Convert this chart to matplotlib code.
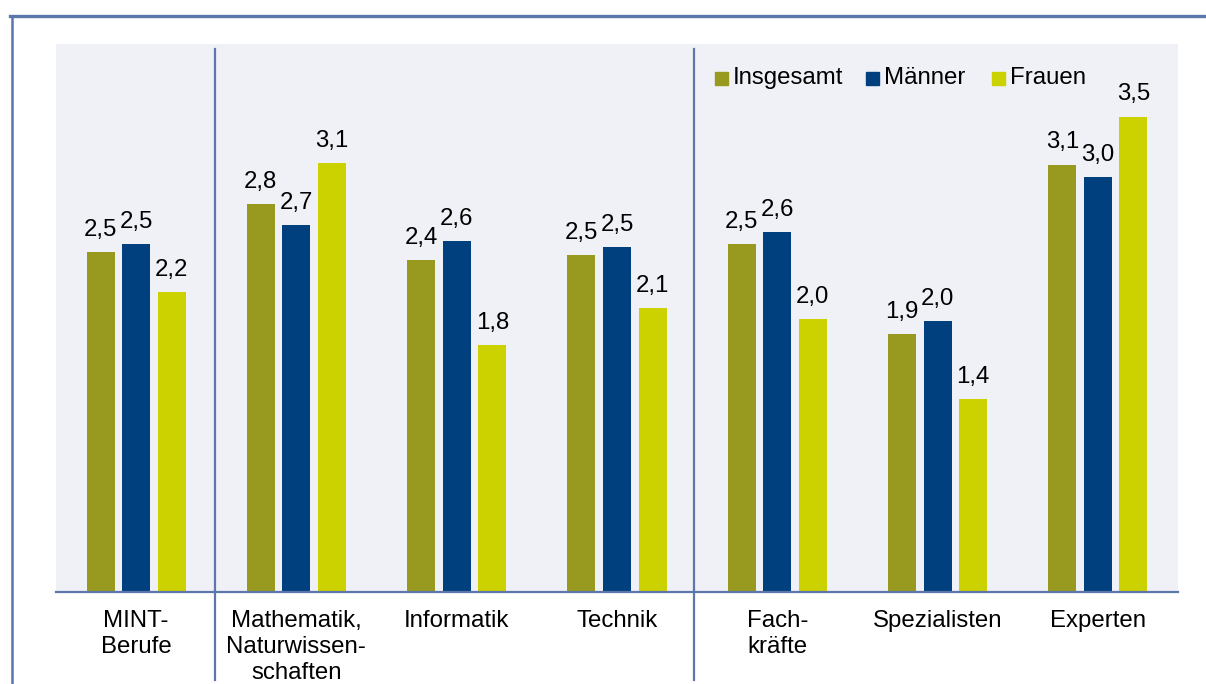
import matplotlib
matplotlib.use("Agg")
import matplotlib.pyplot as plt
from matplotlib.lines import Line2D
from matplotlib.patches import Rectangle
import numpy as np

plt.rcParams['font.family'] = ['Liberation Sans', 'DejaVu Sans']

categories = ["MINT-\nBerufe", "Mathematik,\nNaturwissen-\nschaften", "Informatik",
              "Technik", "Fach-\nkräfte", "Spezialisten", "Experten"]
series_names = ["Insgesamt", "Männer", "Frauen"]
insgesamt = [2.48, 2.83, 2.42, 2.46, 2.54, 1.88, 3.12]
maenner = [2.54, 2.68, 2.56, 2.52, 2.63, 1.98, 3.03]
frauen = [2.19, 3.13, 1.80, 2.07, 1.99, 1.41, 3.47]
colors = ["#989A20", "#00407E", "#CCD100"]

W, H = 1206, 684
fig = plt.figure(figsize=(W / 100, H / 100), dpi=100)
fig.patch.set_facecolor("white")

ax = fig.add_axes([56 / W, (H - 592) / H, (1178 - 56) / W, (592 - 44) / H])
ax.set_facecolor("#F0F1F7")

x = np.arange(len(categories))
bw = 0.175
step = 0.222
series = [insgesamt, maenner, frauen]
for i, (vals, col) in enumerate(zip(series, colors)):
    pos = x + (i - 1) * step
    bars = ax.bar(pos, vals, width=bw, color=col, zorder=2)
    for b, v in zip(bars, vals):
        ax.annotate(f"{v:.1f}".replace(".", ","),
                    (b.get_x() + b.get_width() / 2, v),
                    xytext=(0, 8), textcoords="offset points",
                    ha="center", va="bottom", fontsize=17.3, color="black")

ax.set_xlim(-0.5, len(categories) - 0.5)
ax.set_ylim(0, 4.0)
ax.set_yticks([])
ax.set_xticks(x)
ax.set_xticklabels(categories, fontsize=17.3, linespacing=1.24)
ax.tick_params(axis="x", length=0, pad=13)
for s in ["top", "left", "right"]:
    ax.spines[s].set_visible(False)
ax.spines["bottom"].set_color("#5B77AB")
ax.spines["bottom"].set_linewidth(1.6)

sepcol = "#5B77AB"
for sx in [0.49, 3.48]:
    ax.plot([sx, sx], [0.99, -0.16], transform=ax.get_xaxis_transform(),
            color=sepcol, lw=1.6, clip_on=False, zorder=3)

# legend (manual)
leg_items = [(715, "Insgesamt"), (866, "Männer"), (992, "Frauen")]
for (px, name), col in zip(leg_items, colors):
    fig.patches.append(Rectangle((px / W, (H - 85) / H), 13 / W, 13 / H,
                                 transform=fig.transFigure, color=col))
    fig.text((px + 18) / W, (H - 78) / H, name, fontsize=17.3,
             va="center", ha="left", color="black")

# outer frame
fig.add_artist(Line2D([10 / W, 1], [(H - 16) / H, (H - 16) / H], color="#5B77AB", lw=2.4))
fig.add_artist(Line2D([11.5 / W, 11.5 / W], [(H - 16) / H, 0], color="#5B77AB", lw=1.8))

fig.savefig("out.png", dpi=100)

════════════════════

**WHAT NEEDS TO BE DONE**. Write out the material above once more, exactly as it reads, with no pictures.

**COMPLETE OUTPUT**.
Convert this chart to matplotlib code.
import matplotlib
matplotlib.use("Agg")
import matplotlib.pyplot as plt
from matplotlib.lines import Line2D
from matplotlib.patches import Rectangle
import numpy as np

plt.rcParams['font.family'] = ['Liberation Sans', 'DejaVu Sans']

categories = ["MINT-\nBerufe", "Mathematik,\nNaturwissen-\nschaften", "Informatik",
              "Technik", "Fach-\nkräfte", "Spezialisten", "Experten"]
series_names = ["Insgesamt", "Männer", "Frauen"]
insgesamt = [2.48, 2.83, 2.42, 2.46, 2.54, 1.88, 3.12]
maenner = [2.54, 2.68, 2.56, 2.52, 2.63, 1.98, 3.03]
frauen = [2.19, 3.13, 1.80, 2.07, 1.99, 1.41, 3.47]
colors = ["#989A20", "#00407E", "#CCD100"]

W, H = 1206, 684
fig = plt.figure(figsize=(W / 100, H / 100), dpi=100)
fig.patch.set_facecolor("white")

ax = fig.add_axes([56 / W, (H - 592) / H, (1178 - 56) / W, (592 - 44) / H])
ax.set_facecolor("#F0F1F7")

x = np.arange(len(categories))
bw = 0.175
step = 0.222
series = [insgesamt, maenner, frauen]
for i, (vals, col) in enumerate(zip(series, colors)):
    pos = x + (i - 1) * step
    bars = ax.bar(pos, vals, width=bw, color=col, zorder=2)
    for b, v in zip(bars, vals):
        ax.annotate(f"{v:.1f}".replace(".", ","),
                    (b.get_x() + b.get_width() / 2, v),
                    xytext=(0, 8), textcoords="offset points",
                    ha="center", va="bottom", fontsize=17.3, color="black")

ax.set_xlim(-0.5, len(categories) - 0.5)
ax.set_ylim(0, 4.0)
ax.set_yticks([])
ax.set_xticks(x)
ax.set_xticklabels(categories, fontsize=17.3, linespacing=1.24)
ax.tick_params(axis="x", length=0, pad=13)
for s in ["top", "left", "right"]:
    ax.spines[s].set_visible(False)
ax.spines["bottom"].set_color("#5B77AB")
ax.spines["bottom"].set_linewidth(1.6)

sepcol = "#5B77AB"
for sx in [0.49, 3.48]:
    ax.plot([sx, sx], [0.99, -0.16], transform=ax.get_xaxis_transform(),
            color=sepcol, lw=1.6, clip_on=False, zorder=3)

# legend (manual)
leg_items = [(715, "Insgesamt"), (866, "Männer"), (992, "Frauen")]
for (px, name), col in zip(leg_items, colors):
    fig.patches.append(Rectangle((px / W, (H - 85) / H), 13 / W, 13 / H,
                                 transform=fig.transFigure, color=col))
    fig.text((px + 18) / W, (H - 78) / H, name, fontsize=17.3,
             va="center", ha="left", color="black")

# outer frame
fig.add_artist(Line2D([10 / W, 1], [(H - 16) / H, (H - 16) / H], color="#5B77AB", lw=2.4))
fig.add_artist(Line2D([11.5 / W, 11.5 / W], [(H - 16) / H, 0], color="#5B77AB", lw=1.8))

fig.savefig("out.png", dpi=100)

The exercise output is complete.